LOL, you wish. But I do see that I could have been more diplomatic in my reply to your post. Please accept my apology.
Not true...not true at all. If I have 100k then I can trade in ways that a $2000 account trader cannot. (RegT and SPAN rules) Not only that it's a much bigger deal to make 10% in a month when you trade size. Making 10% on 2k over the same timeframe is a complete nothing.
Quick tip: if you're impatient like me and find yourself taking profits too soon, opening a small 2nd account like I did may be helpful. I have 2 different accounts, my main one for daytrading and short term swings, and this bitty one for longer time horizon swings.
In the Forex for instance, the market does not care if you are trading micro lots (100 pips = $10 profit) or standard lots (100 pips = $1,000 profit), so it is just as easy to double your money trading micro lots as it is to double your money trading standard lots, regardless of the time frame used, the only difference is the size of the positions. Not sure why you are having a hard time grasping this simple concept.

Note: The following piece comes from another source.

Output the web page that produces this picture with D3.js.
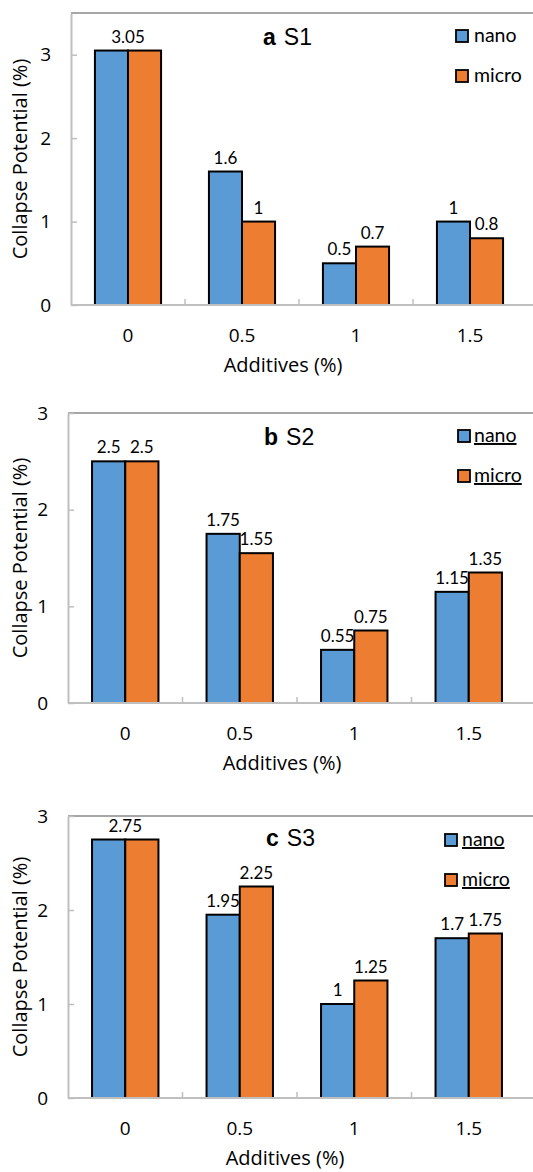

I would guess the difference is between the ears. No one minds losing $10 but dropping $1000 is a big deal to most traders. If you don't have the discipline to take your losses you will fail.
Of course, but that's an entirely different story, here we are talking from a strictly mathematical perspective, all things being equal. In highly liquid markets (like the Forex), if a system can double a $2,000 account in a year it can double a $10 million account in a year, end of story.
"All things being equal" means the trader uses the same discipline in both cases, regardless of the size of the positions. Yes it is psychologically harder to do, granted, but that's not the point.